I see this too on a virgin Kops cluster (v1.13.0). It fixes itself after several minutes but makes automating the creation of a cluster error-prone.

boosh on 25 Sep 2019

this seems similar to #2109

dmolik on 2 Oct 2019

I'm going to close this as the original issue was created quite a while ago, and lots has changed since then.

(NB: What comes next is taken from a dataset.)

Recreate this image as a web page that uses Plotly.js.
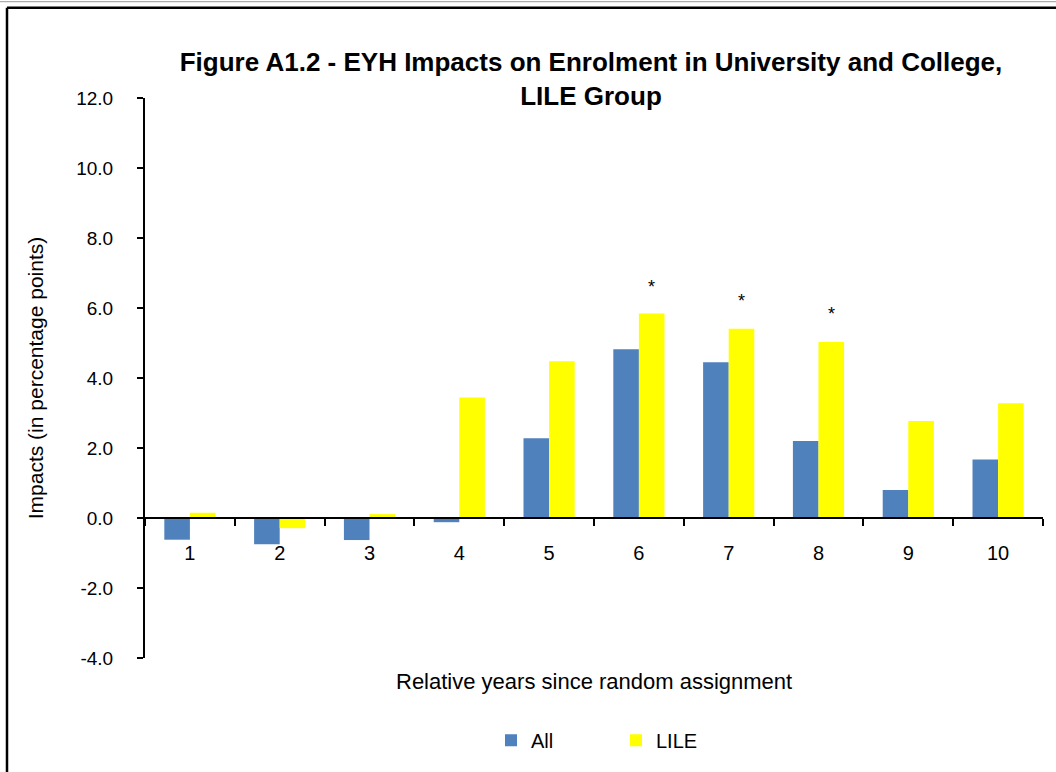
<!DOCTYPE html>
<html>
<head>
<meta charset="utf-8">
<script src="https://cdn.plot.ly/plotly-3.0.1.min.js"></script>
<style>
  body { margin: 0; background: #fff; }
  #plot { width: 1056px; height: 772px; }
</style>
</head>
<body>
<div id="plot"></div>
<script>
// Years since random assignment
let years = ['1', '2', '3', '4', '5', '6', '7', '8', '9', '10'];

// Impacts in percentage points
let allImpacts = [-0.62, -0.75, -0.63, -0.12, 2.28, 4.82, 4.45, 2.20, 0.80, 1.67];
let lileImpacts = [0.15, -0.29, 0.11, 3.44, 4.48, 5.84, 5.41, 5.03, 2.77, 3.28];

// Years where the LILE impact is marked significant, and where the star sits
let starYears = ['6', '7', '8'];
let starHeights = [6.75, 6.35, 5.96];

// y ticks, labelled with a plain hyphen like the original
let yTicks = [-4, -2, 0, 2, 4, 6, 8, 10, 12];
let yTickText = ['-4.0', '-2.0', '0.0', '2.0', '4.0', '6.0', '8.0', '10.0', '12.0'];

let font = '"Liberation Sans", Arial, sans-serif';

let traceAll = {
    x: years,
    y: allImpacts,
    name: 'All',
    type: 'bar',
    marker: {color: '#4f81bd'},
    hoverinfo: 'y'
};

let traceLile = {
    x: years,
    y: lileImpacts,
    name: 'LILE',
    type: 'bar',
    marker: {color: '#ffff00'},
    hoverinfo: 'y'
};

let data = [traceAll, traceLile];

// stars above the LILE bars (shifted half a bar to the right)
// category axis annotations take the serial number of the category
let stars = starYears.map(function (yr, i) {
    return {
        x: years.indexOf(yr), y: starHeights[i], xref: 'x', yref: 'y',
        text: '*', showarrow: false, xshift: 13, yshift: -5,
        font: {family: font, size: 18, color: '#000'}
    };
});

// x axis title sits well below the zero line, so it is placed as an annotation
let xTitle = {
    text: 'Relative years since random assignment',
    xref: 'paper', yref: 'paper', x: 0.5, y: (662 - 686) / 564,
    xanchor: 'center', yanchor: 'middle', showarrow: false,
    font: {family: font, size: 22, color: '#000'}
};

let layout = {
    width: 1056,
    height: 772,
    paper_bgcolor: '#fff',
    plot_bgcolor: '#fff',
    font: {family: font, size: 20, color: '#000'},
    margin: {l: 145, r: 13, t: 98, b: 110},
    title: {
        text: '<b>Figure A1.2 - EYH Impacts on Enrolment in University and College,<br>LILE Group</b>',
        font: {family: font, size: 26, color: '#000'},
        x: 591 / 1056, xanchor: 'center',
        y: 1 - 71 / 772, yanchor: 'middle'
    },
    barmode: 'group',
    bargap: 0.43,
    bargroupgap: 0,
    xaxis: {
        type: 'category',
        anchor: 'free',
        position: 0.25,
        showline: true,
        linecolor: '#000',
        linewidth: 2,
        ticks: 'outside',
        tickson: 'boundaries',
        ticklen: 7,
        tickwidth: 2,
        tickcolor: '#000',
        showgrid: false,
        zeroline: false,
        tickfont: {size: 20},
        ticklabelstandoff: 17
    },
    yaxis: {
        range: [-4, 12],
        tickvals: yTicks,
        ticktext: yTickText,
        showline: true,
        linecolor: '#000',
        linewidth: 2,
        ticks: 'outside',
        ticklen: 6,
        tickwidth: 2,
        tickcolor: '#000',
        showgrid: false,
        zeroline: false,
        tickfont: {size: 19},
        ticklabelstandoff: 20,
        title: {
            text: 'Impacts (in percentage points)',
            font: {size: 21},
            standoff: 27
        }
    },
    legend: {
        orientation: 'h',
        x: 0.5 + 22 / 898, xanchor: 'center',
        y: -0.147, yanchor: 'middle',
        entrywidth: 80,
        entrywidthmode: 'pixels',
        font: {size: 20}
    },
    annotations: stars.concat([xTitle]),
    shapes: [
        // frame round the figure
        {type: 'line', xref: 'paper', yref: 'paper', x0: -0.2, x1: 1.1, y0: (662 - 1) / 564, y1: (662 - 1) / 564,
         line: {color: '#999', width: 1}},
        {type: 'line', xref: 'paper', yref: 'paper', x0: (7 - 145) / 898, x1: 1.1, y0: (662 - 7) / 564, y1: (662 - 7) / 564,
         line: {color: '#000', width: 2.5}},
        {type: 'line', xref: 'paper', yref: 'paper', x0: (7 - 145) / 898, x1: (7 - 145) / 898, y0: (662 - 7) / 564, y1: -0.3,
         line: {color: '#000', width: 2.5}}
    ],
    showlegend: true
};

Plotly.newPlot('plot', data, layout, {displayModeBar: false, staticPlot: true});
</script>
</body>
</html>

If there are more specific issues that can be extracted from here, please open a new issue to track that and we can attempt to resolve 😄

munnerz on 16 Oct 2019

Not sure why is this closed, it seems an expired certificate issue with the webhook:

ERROR: logging before flag.Parse: I0922 02:36:19.506819       1 request.go:874] Response Body: {"kind":"ConfigMap","apiVersion":"v1","metadata":{"name":"extension-apiserver-authentication","namespace":"kube-system","selfLink":"/api/v1/namespaces/kube-system/configmaps/extension-apiserver-authentication"

and the API log shows:

E0922 02:29:33.714261       1 controller.go:114] loading OpenAPI spec for "v1beta1.admission.certmanager.k8s.io" failed with: failed to retrieve openAPI spec, http error: ResponseCode: 503, Body: Error trying to reach service: 'x509: certificate has expired or is not yet valid', Header: map[Content-Type:[text/plain; charset=utf-8] X-Content-Type-Options:[nosniff]]